JOHN EVANS: HENOCH

Alternately serene and dramatic, John Evans's radiant representations of the Cape Cod coast and upstate New York's Mohawk Valley are always thoughfully composed. His landscapes depict clouds scudding over empty shorelines and silhouetted piers, and vivid little boats and the reflecitons they cast. Seen at a distance, the works' interlocking triangles and generally rectilinear organization appear arranged but altogether natural. Up close, much of the brushwork looks like small blocks that buttress the banded overview.

Like one of the motifs that he favors, Evans's working method involves the calm that follows the storm. His luminous paint surface is initially built up with brush and palette knife. After the thick oil paint dries, it's smoothed down with a mechanical sander. Repeated additions and subtractions yield a thin, multilayered surface that lets light pass through translucent color to strike a white gesso ground and reflect back toward us.

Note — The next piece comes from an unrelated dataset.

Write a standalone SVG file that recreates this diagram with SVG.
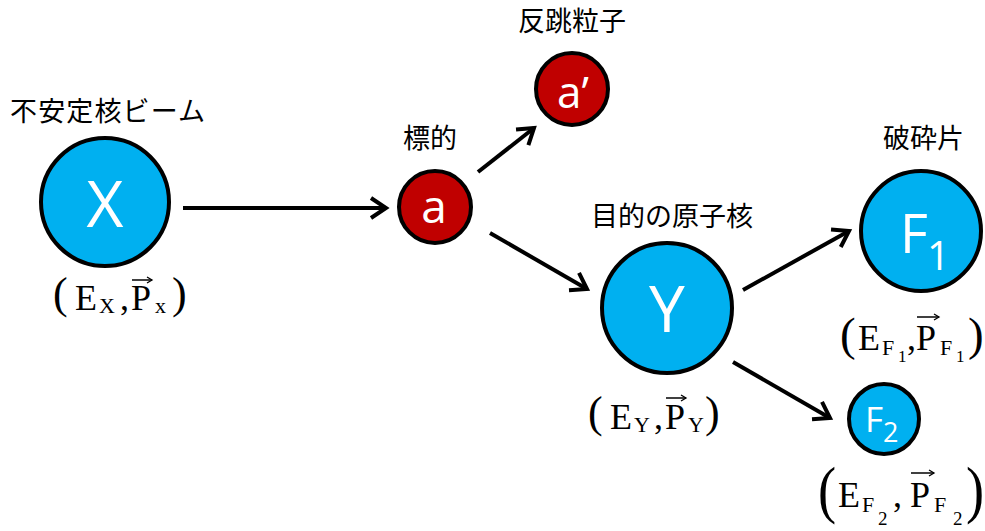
<svg xmlns="http://www.w3.org/2000/svg" width="985" height="531" viewBox="0 0 985 531">
<style>
.blue{fill:#00B0F0;stroke:#000;stroke-width:4}
.red{fill:#C00000;stroke:#000;stroke-width:4}
.in{fill:#fff;font-family:"Open Sans","Liberation Sans",sans-serif}
.lbl{font-family:"Noto Sans CJK JP","Noto Sans CJK SC",sans-serif;font-size:27px;fill:#000}
.m{font-family:"Liberation Serif","DejaVu Serif",serif;fill:#000}
.conn line{stroke:#000;stroke-width:4}
.vec{stroke:#000;stroke-width:1.5}
</style>
<defs>
<marker id="ah" markerUnits="userSpaceOnUse" markerWidth="30" markerHeight="30" viewBox="-20 -15 30 30" refX="0" refY="0" orient="auto">
<path d="M-15,-10 L0,0 L-15,10" fill="none" stroke="#000" stroke-width="4"/>
</marker>
<marker id="va" markerUnits="userSpaceOnUse" markerWidth="10" markerHeight="10" viewBox="-6 -5 10 10" refX="0" refY="0" orient="auto">
<path d="M-5,-3 L0,0 L-5,3" fill="none" stroke="#000" stroke-width="1.3"/>
</marker>
</defs>

<g id="connectors" class="conn">
<line x1="183" y1="208" x2="386" y2="208" marker-end="url(#ah)"/>
<line x1="478" y1="172" x2="534" y2="128" marker-end="url(#ah)"/>
<line x1="490" y1="233" x2="587" y2="289" marker-end="url(#ah)"/>
<line x1="743" y1="290" x2="849" y2="231" marker-end="url(#ah)"/>
<line x1="733" y1="362" x2="830" y2="418" marker-end="url(#ah)"/>
</g>

<g id="node-X">
<text class="lbl" x="10" y="121" textLength="195">不安定核ビーム</text>
<circle class="blue" cx="105" cy="202" r="64"/>
<text class="in" x="105" y="227" font-size="64" text-anchor="middle">X</text>
<g class="m">
<text x="53" y="308" font-size="44">(</text>
<text x="75" y="310" font-size="36">E</text>
<text x="99" y="313" font-size="22">X</text>
<text x="120" y="310" font-size="36">,</text>
<text x="131" y="310" font-size="36">P</text>
<text x="155" y="313" font-size="22">x</text>
<text x="172" y="308" font-size="44">)</text>
</g>
<line class="vec" x1="132" y1="280" x2="152" y2="280" marker-end="url(#va)"/>
</g>

<g id="node-a">
<text class="lbl" x="403" y="148">標的</text>
<circle class="red" cx="435" cy="207" r="36"/>
<text class="in" x="434" y="223" font-size="46" text-anchor="middle">a</text>
</g>

<g id="node-a-prime">
<text class="lbl" x="518" y="31">反跳粒子</text>
<circle class="red" cx="572" cy="89" r="36"/>
<text class="in" x="573" y="108" font-size="44" text-anchor="middle">a’</text>
</g>

<g id="node-Y">
<text class="lbl" x="591" y="226">目的の原子核</text>
<circle class="blue" cx="667" cy="308" r="65"/>
<text class="in" x="667" y="332" font-size="64" text-anchor="middle">Y</text>
<g class="m">
<text x="588" y="427" font-size="44">(</text>
<text x="610" y="429" font-size="36">E</text>
<text x="634" y="432" font-size="22">Y</text>
<text x="654" y="429" font-size="36">,</text>
<text x="665" y="429" font-size="36">P</text>
<text x="688" y="432" font-size="22">Y</text>
<text x="705" y="427" font-size="44">)</text>
</g>
<line class="vec" x1="666" y1="398" x2="686" y2="398" marker-end="url(#va)"/>
</g>

<g id="node-F1">
<text class="lbl" x="883" y="148">破砕片</text>
<circle class="blue" cx="921" cy="231" r="60"/>
<text class="in" x="900" y="253" font-size="54">F</text>
<text class="in" x="927" y="270" font-size="40">1</text>
<g class="m">
<text x="840" y="350" font-size="47">(</text>
<text x="858" y="350" font-size="36">E</text>
<text x="882" y="355" font-size="22">F</text>
<text x="898" y="362" font-size="17">1</text>
<text x="907" y="350" font-size="36">,</text>
<text x="916" y="350" font-size="36">P</text>
<text x="940" y="355" font-size="22">F</text>
<text x="956" y="362" font-size="17">1</text>
<text x="968" y="350" font-size="47">)</text>
</g>
<line class="vec" x1="917" y1="317" x2="939" y2="317" marker-end="url(#va)"/>
</g>

<g id="node-F2">
<circle class="blue" cx="884" cy="419" r="35"/>
<text class="in" x="865" y="432" font-size="35">F</text>
<text class="in" x="883" y="442" font-size="27">2</text>
<g class="m">
<text transform="translate(818,511) scale(0.85,1)" font-size="64">(</text>
<text x="838" y="507" font-size="36">E</text>
<text x="862" y="512" font-size="22">F</text>
<text x="878" y="525" font-size="19">2</text>
<text x="893" y="507" font-size="36">,</text>
<text x="910" y="507" font-size="36">P</text>
<text x="934" y="512" font-size="22">F</text>
<text x="953" y="525" font-size="19">2</text>
<text transform="translate(966,511) scale(0.85,1)" font-size="64">)</text>
</g>
<line class="vec" x1="911" y1="473" x2="934" y2="473" marker-end="url(#va)"/>
</g>
</svg>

Sometimes the atmosphere is quiet. Seemingly effortless works like The Beach and Two Boats evoke the sparse elegance of chamber music. In these images, a few bright dinghies and mooring posts punctuate vast areas of still, pewter-colored water and economically define space. The whole ensemble is at play in The Links, which represents sandy bluffs and scrubby hills rolling beneath a cobalt blue sky. This ambitious canvas captures a sense of place and something more: the sensation of wrestling nature onto the canvas, and enterprise that's difficult and delightful in equal measure.